**EXERCISE INPUTS:**

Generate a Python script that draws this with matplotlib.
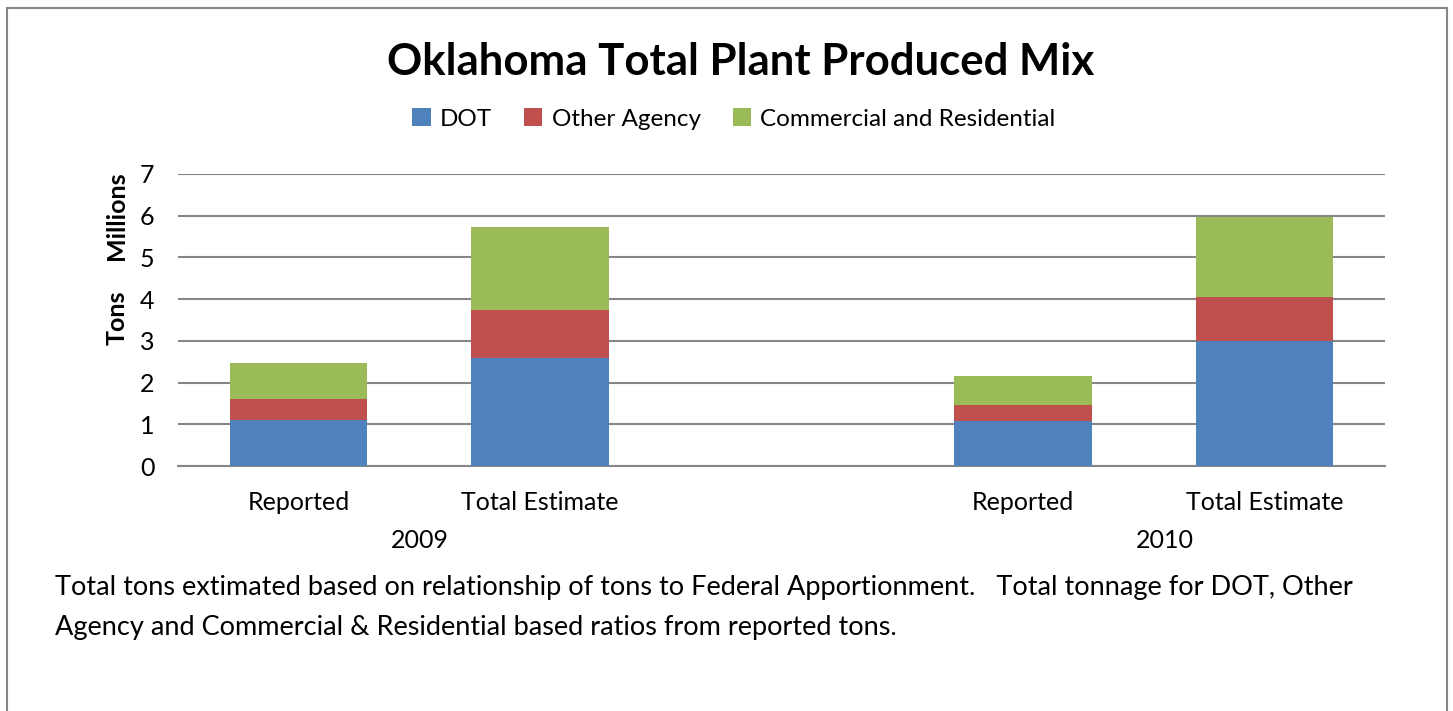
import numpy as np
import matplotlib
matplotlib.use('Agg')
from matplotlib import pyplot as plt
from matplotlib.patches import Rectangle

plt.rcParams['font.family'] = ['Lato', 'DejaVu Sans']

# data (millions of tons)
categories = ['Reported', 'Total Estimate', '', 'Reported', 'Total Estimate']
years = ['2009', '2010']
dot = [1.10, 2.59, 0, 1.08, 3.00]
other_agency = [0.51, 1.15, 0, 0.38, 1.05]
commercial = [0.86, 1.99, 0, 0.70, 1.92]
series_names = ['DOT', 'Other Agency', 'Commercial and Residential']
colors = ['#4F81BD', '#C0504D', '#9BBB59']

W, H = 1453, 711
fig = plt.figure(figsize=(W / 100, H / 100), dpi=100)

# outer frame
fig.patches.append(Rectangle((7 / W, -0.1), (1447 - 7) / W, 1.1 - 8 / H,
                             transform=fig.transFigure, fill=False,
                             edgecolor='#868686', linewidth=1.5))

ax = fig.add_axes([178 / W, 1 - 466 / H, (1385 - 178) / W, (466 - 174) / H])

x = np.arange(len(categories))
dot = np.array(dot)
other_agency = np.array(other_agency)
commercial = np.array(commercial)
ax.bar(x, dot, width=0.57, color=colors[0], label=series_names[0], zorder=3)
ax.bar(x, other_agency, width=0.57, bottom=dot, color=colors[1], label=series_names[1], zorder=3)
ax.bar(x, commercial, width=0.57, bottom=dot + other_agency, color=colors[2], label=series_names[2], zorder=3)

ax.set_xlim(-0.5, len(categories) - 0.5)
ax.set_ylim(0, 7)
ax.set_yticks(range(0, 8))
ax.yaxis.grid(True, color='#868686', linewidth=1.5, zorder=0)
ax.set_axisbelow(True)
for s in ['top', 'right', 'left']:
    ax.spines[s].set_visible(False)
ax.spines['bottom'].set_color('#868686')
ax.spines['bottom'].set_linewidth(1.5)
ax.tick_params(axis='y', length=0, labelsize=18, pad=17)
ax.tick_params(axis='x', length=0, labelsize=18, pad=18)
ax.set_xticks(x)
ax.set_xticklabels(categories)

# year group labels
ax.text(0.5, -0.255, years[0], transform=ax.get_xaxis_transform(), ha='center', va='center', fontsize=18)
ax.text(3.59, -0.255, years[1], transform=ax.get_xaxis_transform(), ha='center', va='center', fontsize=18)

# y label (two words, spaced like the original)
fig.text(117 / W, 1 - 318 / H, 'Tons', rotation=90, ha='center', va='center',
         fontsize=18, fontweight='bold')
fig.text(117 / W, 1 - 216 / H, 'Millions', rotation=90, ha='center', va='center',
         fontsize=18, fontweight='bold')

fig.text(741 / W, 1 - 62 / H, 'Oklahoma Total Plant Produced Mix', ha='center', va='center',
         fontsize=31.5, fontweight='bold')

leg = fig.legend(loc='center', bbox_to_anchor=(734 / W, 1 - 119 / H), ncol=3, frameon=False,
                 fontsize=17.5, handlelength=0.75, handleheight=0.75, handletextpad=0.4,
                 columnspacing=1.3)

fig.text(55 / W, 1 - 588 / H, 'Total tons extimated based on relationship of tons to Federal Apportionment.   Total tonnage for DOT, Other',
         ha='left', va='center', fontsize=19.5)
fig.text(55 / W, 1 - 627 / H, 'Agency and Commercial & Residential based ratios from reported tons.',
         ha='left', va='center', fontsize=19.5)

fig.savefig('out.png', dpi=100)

...

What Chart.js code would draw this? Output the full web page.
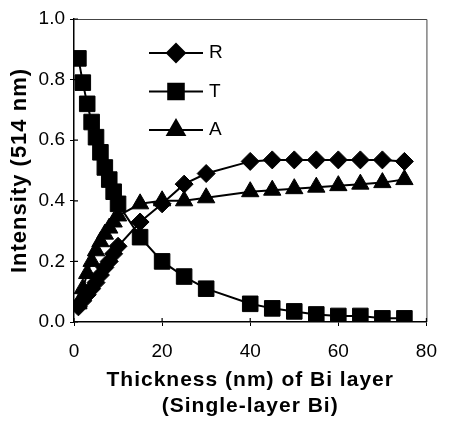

**TASK TO CARRY OUT:** Collect each line of the entries that has the word "matplotlib", copying it in full.

**OUTPUT FOR THIS EXERCISE:**
Generate a Python script that draws this with matplotlib.
import matplotlib
matplotlib.use('Agg')
from matplotlib import pyplot as plt
from matplotlib.patches import Rectangle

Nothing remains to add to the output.